CA LIMOGES (ch. civ.), 16 février 2012 : RG n° 11/00207

Publication : Jurica

 

Extrait : « Attendu toutefois, en premier lieu, que le premier juge a exactement énoncé que la législation protectrice du droit de la consommation (article L. 132-1 du Code de la Consommation) n'était pas applicable en l'espèce dès lors qu'elle ne concerne que les contrats conclus entre professionnels et non professionnels ou consommateurs ; qu'aucun texte n'autorise en effet le juge, comme l'a exactement considéré le tribunal, à annuler une stipulation contractuelle en dehors du cas prévu par les dispositions susvisées au seul motif qu'elle est abusive, la cour observant que les époux X. ne contestent nullement que les contrats de prêt conclus par M. X., en ce qu'ils visaient à lui permettre de développer son activité professionnelle, sont, à ce titre, conclus non par un consommateur mais par un professionnel ».

 

COUR D’APPEL DE LIMOGES

CHAMBRE CIVILE

ARRÊT DU 16 FÉVRIER 2012

 

ÉLÉMENTS D’IDENTIFICATION DE LA DÉCISION       (N.B. : mention ne figurant pas sur l’original)

RG N° : 11/00207

Le SEIZE FEVRIER DEUX MILLE DOUZE la CHAMBRE CIVILE a rendu l'arrêt dont la teneur suit par mise à la disposition du public au greffe :

 

ENTRE :

Monsieur X.

de nationalité Française, né le [date] à [ville], Profession : Exploitant agricole, demeurant [adresse], représenté par la SELARL DAURIAC-COUDAMY-CIBOT SELARL, avocats au barreau de LIMOGES

Madame Y. épouse X.

de nationalité Française, née le [date] à [ville], Profession : Employée, demeurant [adresse], représentée par la SELARL DAURIAC-COUDAMY-CIBOT SELARL, avocats au barreau de LIMOGES

APPELANTS d'un jugement rendu le 12 NOVEMBRE 2010 par le TRIBUNAL DE GRANDE INSTANCE DE BRIVE

 

ET :

Société CAISSE RÉGIONALE DE CRÉDIT AGRICOLE MUTUEL DU CENTRE FRANCE

Société coopérative à capital et personnel variables, régie par le Livre V du Code Rural, représentée par le Président de son Conseil d'Administration domicilié en cette qualité audit siège. Dont le siège social est [adresse], représentée par Maître DURAND-MARQUET, avocat au barreau de LIMOGES et par Me Patrick PAGES, avocat au barreau de CORREZE, INTIMÉE

 

L'affaire a été fixée à l'audience du 3 janvier 2012 par application des dispositions de l'article 905 du code de procédure civile, la Cour étant composée de Madame Martine JEAN, Président de chambre, de Madame Christine MISSOUX-SARTRAND et de Monsieur Pierre-Louis PUGNET, Conseillers, assistés de Madame Marie-Christine MANAUD, Greffier. A cette audience, Madame Martine JEAN, Président a été entendue en son rapport oral, Maître PAGES, avocat a été entendu en sa plaidoirie, la SELARL DAURIAC-CIBOT-COUDAMY, avocat, ayant déposé son dossier.

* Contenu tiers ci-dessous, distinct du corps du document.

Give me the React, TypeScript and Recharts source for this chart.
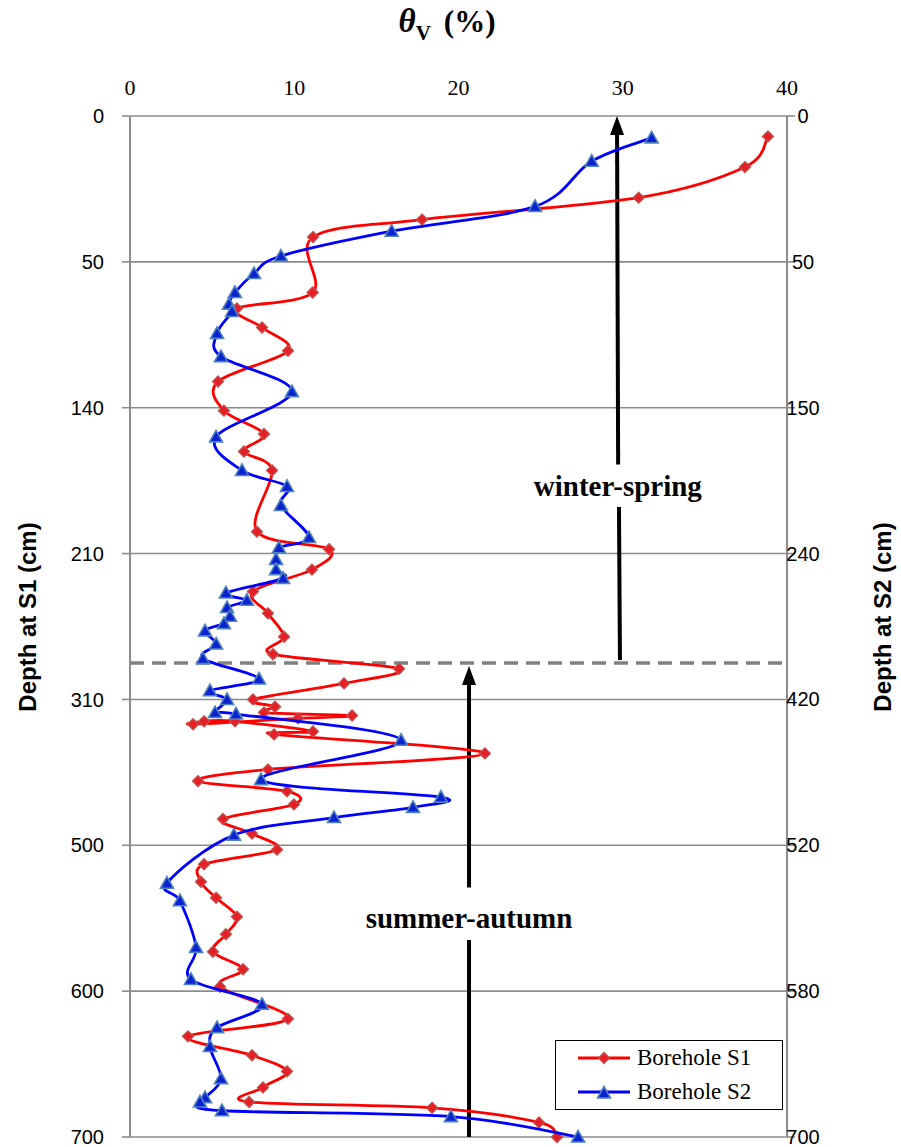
import React from 'react'
import {
  ScatterChart,
  Scatter,
  XAxis,
  YAxis,
  CartesianGrid,
  ReferenceLine,
  ReferenceDot,
  Legend,
} from 'recharts'

// theta_V (%) axis
const thetaTicks = [0, 10, 20, 30, 40]

// depth axes: gridlines are evenly spaced, the labels differ for each borehole
const depthTicks = [0, 1, 2, 3, 4, 5, 6, 7]
const depthLabelsS1 = ['0', '50', '140', '210', '310', '500', '600', '700']
const depthLabelsS2 = ['0', '50', '150', '240', '420', '520', '580', '700']

// Borehole S1: moisture (%) and position on the depth axis (grid units)
const s1Theta = [
  38.84, 37.44, 30.97, 17.78, 11.14, 11.12, 6.51, 8.04, 9.62, 5.36, 5.72, 8.16, 6.94, 8.65, 7.73,
  12.12, 11.08, 7.49, 8.4, 9.38, 8.71, 16.38, 13.03, 7.49, 8.83, 8.16, 13.52, 10.23, 3.84, 4.51,
  6.39, 11.14, 8.77, 21.61, 8.4, 4.14, 9.56, 9.98, 5.66, 7.43, 8.95, 4.51, 4.32, 5.24, 6.51, 5.84,
  5.05, 6.88, 5.48, 9.62, 3.53, 7.43, 9.56, 8.1, 7.25, 18.39, 24.9, 26.0,
]
const s1Pos = [
  0.14, 0.35, 0.56, 0.71, 0.83, 1.21, 1.32, 1.45, 1.61, 1.82, 2.02, 2.18, 2.3, 2.43, 2.85, 2.97,
  3.11, 3.26, 3.41, 3.57, 3.69, 3.79, 3.89, 4.0, 4.05, 4.09, 4.11, 4.13, 4.17, 4.15, 4.15, 4.22,
  4.24, 4.37, 4.48, 4.56, 4.63, 4.72, 4.82, 4.92, 5.03, 5.13, 5.25, 5.36, 5.49, 5.61, 5.73, 5.85,
  5.97, 6.19, 6.31, 6.44, 6.55, 6.66, 6.76, 6.8, 6.9, 7.0,
]

// Borehole S2
const s2Theta = [
  31.76, 28.11, 24.66, 15.93, 9.19, 7.55, 6.39, 6.03, 6.21, 5.3, 5.54, 9.86, 5.24, 6.82, 9.56,
  9.19, 10.9, 9.07, 8.89, 8.89, 9.32, 5.84, 7.12, 5.91, 6.09, 5.72, 4.57, 5.24, 4.44, 7.85, 4.87,
  5.91, 5.18, 6.45, 16.5, 7.98, 18.93, 17.23, 12.42, 6.33, 2.25, 3.04, 4.02, 3.71, 8.04, 5.3,
  4.87, 5.54, 4.57, 4.26, 5.6, 19.54, 27.28,
]
const s2Pos = [
  0.15, 0.31, 0.62, 0.79, 0.96, 1.08, 1.21, 1.29, 1.34, 1.49, 1.65, 1.89, 2.2, 2.43, 2.54, 2.67,
  2.89, 2.96, 3.04, 3.11, 3.17, 3.27, 3.32, 3.37, 3.43, 3.48, 3.53, 3.62, 3.72, 3.86, 3.94, 4.0,
  4.09, 4.1, 4.28, 4.55, 4.67, 4.74, 4.81, 4.93, 5.26, 5.38, 5.7, 5.92, 6.09, 6.25, 6.38, 6.6,
  6.73, 6.76, 6.82, 6.86, 7.0,
]

// season boundary (grid units)
const boundaryPos = 3.75

const s1Data = s1Theta.map((x, i) => ({ x, y: s1Pos[i] }))
const s2Data = s2Theta.map((x, i) => ({ x, y: s2Pos[i] }))
// the right axis needs a (hidden) series attached to be drawn
const rightAxisAnchor = [
  { x: 0, y: 0 },
  { x: 0, y: 7 },
]

const RED = '#ff0000'
const BLUE = '#0000ff'
const GRID = '#8c8c8c'
const SERIF = '"Liberation Serif", "Times New Roman", serif'
const SANS = '"Liberation Sans", Arial, sans-serif'

// Excel-like smoothed line (Catmull-Rom through the points in data order)
function SmoothLine(props: any) {
  const { points, lineColor } = props
  if (!points || points.length < 2) return null
  const p = points
  let d = `M${p[0].x},${p[0].y}`
  for (let i = 0; i < p.length - 1; i++) {
    const p0 = p[i - 1] ?? p[i]
    const p1 = p[i]
    const p2 = p[i + 1]
    const p3 = p[i + 2] ?? p2
    const c1x = p1.x + (p2.x - p0.x) / 6
    const c1y = p1.y + (p2.y - p0.y) / 6
    const c2x = p2.x - (p3.x - p1.x) / 6
    const c2y = p2.y - (p3.y - p1.y) / 6
    d += ` C${c1x},${c1y} ${c2x},${c2y} ${p2.x},${p2.y}`
  }
  return <path d={d} fill="none" stroke={lineColor} strokeWidth={2.8} strokeLinejoin="round" />
}

function Diamond(props: any) {
  const { cx, cy } = props
  const r = 5.5
  return (
    <polygon
      points={`${cx},${cy - r} ${cx + r},${cy} ${cx},${cy + r} ${cx - r},${cy}`}
      fill="#e61e26"
      stroke="#c0504d"
      strokeWidth={1.3}
    />
  )
}

function Triangle(props: any) {
  const { cx, cy } = props
  return (
    <polygon
      points={`${cx},${cy - 6.5} ${cx + 6.5},${cy + 5} ${cx - 6.5},${cy + 5}`}
      fill="#0a22d0"
      stroke="#4f81bd"
      strokeWidth={1.6}
    />
  )
}

function ArrowUp(props: any) {
  const { x1, y1, x2, y2 } = props
  // arrowhead at the upper end
  const top = y1 < y2 ? { x: x1, y: y1 } : { x: x2, y: y2 }
  const bot = y1 < y2 ? { x: x2, y: y2 } : { x: x1, y: y1 }
  const ang = Math.atan2(top.y - bot.y, top.x - bot.x)
  const len = 19
  const half = 7
  const bx = top.x - len * Math.cos(ang)
  const by = top.y - len * Math.sin(ang)
  const px = -Math.sin(ang) * half
  const py = Math.cos(ang) * half
  return (
    <g>
      <line x1={bot.x} y1={bot.y} x2={bx} y2={by} stroke="#000" strokeWidth={4} />
      <polygon points={`${top.x},${top.y} ${bx + px},${by + py} ${bx - px},${by - py}`} fill="#000" />
    </g>
  )
}

function makeText(text: string) {
  return (props: any) => (
    <text
      x={props.cx}
      y={props.cy}
      textAnchor="middle"
      dominantBaseline="central"
      fontFamily={SERIF}
      fontWeight={700}
      fontSize={29}
      fill="#000"
    >
      {text}
    </text>
  )
}

function RightTick(props: any) {
  const { x, y, payload } = props
  return (
    <text x={x} y={y} dy={7} textAnchor="middle" fontFamily={SANS} fontSize={20} fill="#000">
      {depthLabelsS2[payload.value]}
    </text>
  )
}

function LegendBox() {
  const row = (label: string, color: string, marker: 'd' | 't') => (
    <div style={{ display: 'flex', alignItems: 'center', height: 34 }}>
      <svg width={60} height={20}>
        <line x1={4} y1={10} x2={56} y2={10} stroke={color} strokeWidth={3} />
        {marker === 'd' ? <Diamond cx={30} cy={10} /> : <Triangle cx={30} cy={11} />}
      </svg>
      <span style={{ marginLeft: 3, fontFamily: SERIF, fontSize: 23, color: '#000' }}>{label}</span>
    </div>
  )
  return (
    <div
      style={{
        border: '1.5px solid #000',
        background: '#fff',
        width: 228,
        height: 70,
        boxSizing: 'border-box',
        paddingLeft: 18,
      }}
    >
      {row('Borehole S1', RED, 'd')}
      {row('Borehole S2', BLUE, 't')}
    </div>
  )
}

const sideTitle = {
  position: 'absolute' as const,
  top: 617,
  transform: 'translate(-50%, -50%) rotate(-90deg)',
  whiteSpace: 'nowrap' as const,
  fontFamily: SANS,
  fontWeight: 700,
  fontSize: 24,
  color: '#000',
}

export default function App() {
  return (
    <div style={{ position: 'absolute', left: 0, top: 0, width: 901, height: 1147, background: '#fff' }}>
      <div
        style={{
          position: 'absolute',
          left: 0,
          top: 3,
          width: 894,
          textAlign: 'center',
          fontFamily: SERIF,
          fontWeight: 700,
          fontSize: 31,
          color: '#000',
        }}
      >
        <span style={{ fontStyle: 'italic', fontSize: 33 }}>θ</span>
        <span style={{ fontSize: 21, position: 'relative', top: 8 }}>V</span>
        <span style={{ marginLeft: 13 }}>(%)</span>
      </div>

      <div style={{ ...sideTitle, left: 28 }}>Depth at S1 (cm)</div>
      <div style={{ ...sideTitle, left: 883 }}>Depth at S2 (cm)</div>

      <ScatterChart width={901} height={1147} margin={{ top: 0, right: 0, left: 0, bottom: 10 }}>
        <CartesianGrid vertical={false} stroke={GRID} strokeWidth={1.6} yAxisId="left" />
        <XAxis
          dataKey="x"
          type="number"
          orientation="top"
          height={116}
          domain={[0, 40]}
          ticks={thetaTicks}
          axisLine={false}
          tickLine={false}
          tickSize={0}
          tickMargin={21}
          tick={{ fontFamily: SERIF, fontSize: 22, fill: '#000' }}
        />
        <YAxis
          yAxisId="left"
          dataKey="y"
          type="number"
          orientation="left"
          width={130}
          domain={[0, 7]}
          reversed
          ticks={depthTicks}
          interval={0}
          tickFormatter={(v: number) => depthLabelsS1[v]}
          axisLine={{ stroke: GRID, strokeWidth: 2 }}
          tickLine={{ stroke: GRID, strokeWidth: 1.6 }}
          tickSize={8}
          tickMargin={18}
          tick={{ fontFamily: SANS, fontSize: 20, fill: '#000' }}
        />
        <YAxis
          yAxisId="right"
          dataKey="y"
          type="number"
          orientation="right"
          width={114}
          domain={[0, 7]}
          reversed
          ticks={depthTicks}
          interval={0}
          axisLine={{ stroke: GRID, strokeWidth: 2 }}
          tickLine={{ stroke: GRID, strokeWidth: 1.6 }}
          tickSize={8}
          tickMargin={8}
          tick={<RightTick />}
        />

        <ReferenceLine
          yAxisId="left"
          y={boundaryPos}
          stroke="#808080"
          strokeWidth={3.5}
          strokeDasharray="14 8"
        />

        <Scatter
          yAxisId="right"
          data={rightAxisAnchor}
          shape={() => <g />}
          legendType="none"
          isAnimationActive={false}
        />
        <Scatter
          name="Borehole S1"
          yAxisId="left"
          data={s1Data}
          fill={RED}
          line={<SmoothLine lineColor={RED} />}
          shape={<Diamond />}
          isAnimationActive={false}
        />
        <Scatter
          name="Borehole S2"
          yAxisId="left"
          data={s2Data}
          fill={BLUE}
          line={<SmoothLine lineColor={BLUE} />}
          shape={<Triangle />}
          isAnimationActive={false}
        />

        {/* winter-spring arrow, broken around its label */}
        <ReferenceLine
          yAxisId="left"
          segment={[
            { x: 29.83, y: 3.73 },
            { x: 29.77, y: 2.68 },
          ]}
          stroke="#000"
          strokeWidth={4}
        />
        <ReferenceLine
          yAxisId="left"
          segment={[
            { x: 29.72, y: 2.39 },
            { x: 29.65, y: 0 },
          ]}
          shape={ArrowUp}
        />
        <ReferenceDot yAxisId="left" x={29.7} y={2.54} r={0} shape={makeText('winter-spring')} />

        {/* summer-autumn arrow */}
        <ReferenceLine
          yAxisId="left"
          segment={[
            { x: 20.64, y: 5.29 },
            { x: 20.64, y: 3.77 },
          ]}
          shape={ArrowUp}
        />
        <ReferenceLine
          yAxisId="left"
          segment={[
            { x: 20.64, y: 5.65 },
            { x: 20.64, y: 7.0 },
          ]}
          stroke="#000"
          strokeWidth={4}
        />
        <ReferenceDot yAxisId="left" x={20.64} y={5.5} r={0} shape={makeText('summer-autumn')} />

        <Legend
          layout="vertical"
          align="center"
          verticalAlign="middle"
          wrapperStyle={{ left: 555, top: 1040, width: 228, height: 70 }}
          content={() => <LegendBox />}
        />
      </ScatterChart>
    </div>
  )
}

Puis Madame Martine JEAN, Président de chambre, a donné avis aux parties que la décision serait rendue le 16 février 2012 par mise à disposition au greffe de la cour, après en avoir délibéré conformément à la loi.

 

EXPOSÉ DU LITIGE                                                           (N.B. : mention ne figurant pas sur l’original)

LA COUR :

La CAISSE RÉGIONALE DE CRÉDIT AGRICOLE MUTUEL DE CENTRE FRANCE (le CRÉDIT AGRICOLE) a consenti divers prêts à M. X. ainsi qu'à celui-ci et son épouse Mme Y.

Invoquant la déchéance du terme, le CRÉDIT AGRICOLE a fait assigner ses débiteurs devant le tribunal de Grande Instance de Brive La Gaillarde en paiement des sommes demeurant dues au titre de ces prêts.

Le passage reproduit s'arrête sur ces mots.